I would like to ask Ismayilov to explain exactly what does he mean when he says that the authoritarian governments in the Muslim East “have embraced modernity as their legitimating creed”? And what are these countries (i.e. Iraq, Saudi Arabia, Iran or Pakistan)? How many are there? Furthermore, he claims that “in a Western context (…) modernity and consumerism have taken over as the popular religion (and the principal logic of social control).” This is a strong argument without any presented evidence. First, if modernity and consumerism count as religion, then what is Ismayilov’s definition of religion? In addition, how do we know that modernity and consumerism have become the popular religion of the West? Based on what evidence can we support this argument? Also, how do we know that this “popular religion” has become “the principal logic of social control”? Based on what evidence can we support this argument?
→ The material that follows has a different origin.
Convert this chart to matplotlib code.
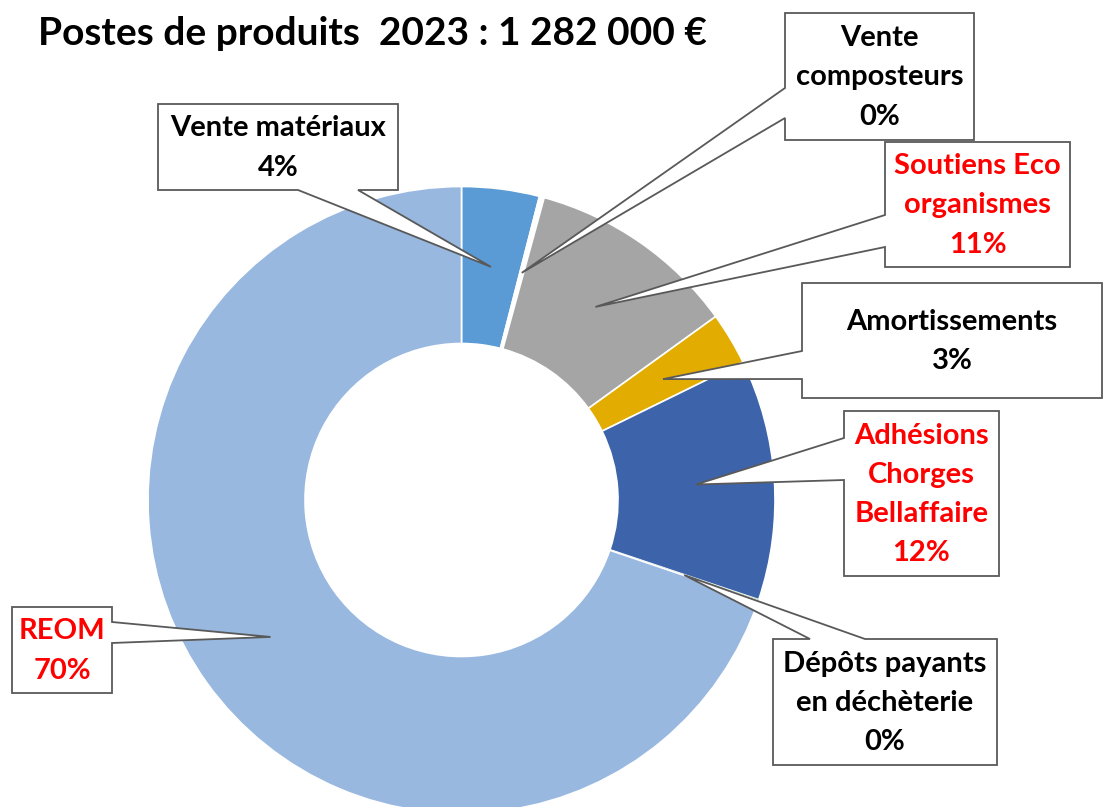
import matplotlib
matplotlib.use("Agg")
import matplotlib.pyplot as plt
from matplotlib.patches import Polygon
import numpy as np

# Revenue breakdown 2023 (share of total, %)
categories = ["Vente matériaux", "Vente composteurs", "Soutiens Eco organismes",
              "Amortissements", "Adhésions Chorges Bellaffaire",
              "Dépôts payants en déchèterie", "REOM"]
label_lines = ["Vente matériaux", "Vente\ncomposteurs", "Soutiens Eco\norganismes",
               "Amortissements", "Adhésions\nChorges\nBellaffaire",
               "Dépôts payants\nen déchèterie", "REOM"]
shares = [4.0, 0.25, 10.8, 2.7, 12.4, 0.05, 69.8]
colors = ["#5B9BD5", "#FFFFFF", "#A5A5A5", "#E2AC00", "#3D64AA", "#70AD47", "#98B8DF"]
text_colors = ["black", "black", "red", "black", "red", "black", "red"]
title = "Postes de produits  2023 : 1 282 000 €"

W, H = 1104, 807
plt.rcParams['font.family'] = ['Lato', 'DejaVu Sans']


def Y(py):
    return H - py


cx, cy = 461.5, Y(500)
R, ring = 313.5, 157

# callout boxes: (x0, y0, x1, y1) in pixels from the top, side of the pointer, pointer base
boxes = [
    ((158, 104, 398, 190), "bottom", 298, 358),
    ((785, 13, 974, 140), "left", 88, 118),
    ((885, 142, 1070, 267), "left", 215, 247),
    ((802, 283, 1102, 398), "left", 351, 379),
    ((844, 411, 999, 576), "left", 438, 480),
    ((773, 639, 997, 765), "top", 810, 865),
    ((12, 607, 112, 693), "right", 622, 643),
]

fig = plt.figure(figsize=(W / 100, H / 100), dpi=100)
ax = fig.add_axes([0, 0, 1, 1])

wedges, _ = ax.pie(shares, colors=colors, startangle=90, counterclock=False,
                   radius=R, center=(cx, cy),
                   wedgeprops=dict(width=ring, edgecolor="white", linewidth=1.2))
wedges[5].set_edgecolor("none")

total = sum(shares)
cum = np.cumsum([0] + shares[:-1])
r_mid = R - ring / 2

for i, (box, side, a, b) in enumerate(boxes):
    theta = np.radians(360 * (cum[i] + shares[i] / 2) / total)
    tip = (cx + r_mid * np.sin(theta), cy + r_mid * np.cos(theta))
    x0, y0, x1, y1 = box
    tl, tr, br, bl = (x0, Y(y0)), (x1, Y(y0)), (x1, Y(y1)), (x0, Y(y1))
    if side == "left":
        verts = [tl, tr, br, bl, (x0, Y(b)), tip, (x0, Y(a))]
    elif side == "right":
        verts = [tl, tr, (x1, Y(a)), tip, (x1, Y(b)), br, bl]
    elif side == "top":
        verts = [tl, (a, Y(y0)), tip, (b, Y(y0)), tr, br, bl]
    else:
        verts = [tl, tr, br, (b, Y(y1)), tip, (a, Y(y1)), bl]
    ax.add_patch(Polygon(verts, closed=True, facecolor="white",
                         edgecolor="#595959", linewidth=1.3, zorder=5))
    pct = round(shares[i] / total * 100)
    ax.text((x0 + x1) / 2, Y((y0 + y1) / 2 + 1), f"{label_lines[i]}\n{pct}%",
            ha="center", va="center", fontsize=21, fontweight="bold",
            color=text_colors[i], linespacing=1.62, zorder=6)

ax.text(38, Y(45), title, fontsize=28, fontweight="bold", ha="left",
        va="baseline", color="black")

ax.set_xlim(0, W)
ax.set_ylim(0, H)
ax.axis("off")
fig.savefig("out.png", dpi=100)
In the same subsection, the author mentions “sacred knowledge” and “epistemological rift.” First, what is sacred knowledge? How many forms of sacred knowledge can be identified? What are the differences between sacred and non-sacred (“material” in his words) knowledge? What are the differences between sacred and religious knowledge? If today I establish my own religion with its holy book and find a few followers, would my newly written holy book be considered (a part of many forms of) sacred knowledge? Second, this epistemological rift also needs an explanation. What is it and why did it occur?
Finally, I feel obliged to note that by enumerating three factors that pushed Muslims to “embrace the likes of ISIS,” Ismayilov does not discuss the responsibility of those individuals who join radical organizations. Suppose that I am an ignorant Muslim and a citizen of an authoritarian country living in a traditional and oppressive family. Because of these reasons, I decide to join IS. Now who should be blamed first? Or suppose that I am a first generation Muslim living in Germany who faces everyday racism. Thus, I become angry and decide to join IS. Again, who should be blamed first? Nobody has put a gun to my head to prevent me from reading the Quran in order to overcome my religious ignorance. Similarly, many might try to manipulate me, but since I am an adult I am the one, first and foremost, who should be held responsible for my actions and decisions. Also, I might indeed experience negative public attitudes because of my religious views, however, it does not give me any reason whatsoever to radicalize or join terrorist organizations. One can object that emphasizing the personal responsibility of a radicalized Muslim contributes nothing to the argument of Ismayilov’s article. However, as a student of political philosophy, I would still insist that when we analyze a problem, we need to need to explicitly recognize all the participants and their share of responsibility in our map in order to be able to identify the fair share of responsibility of each participant.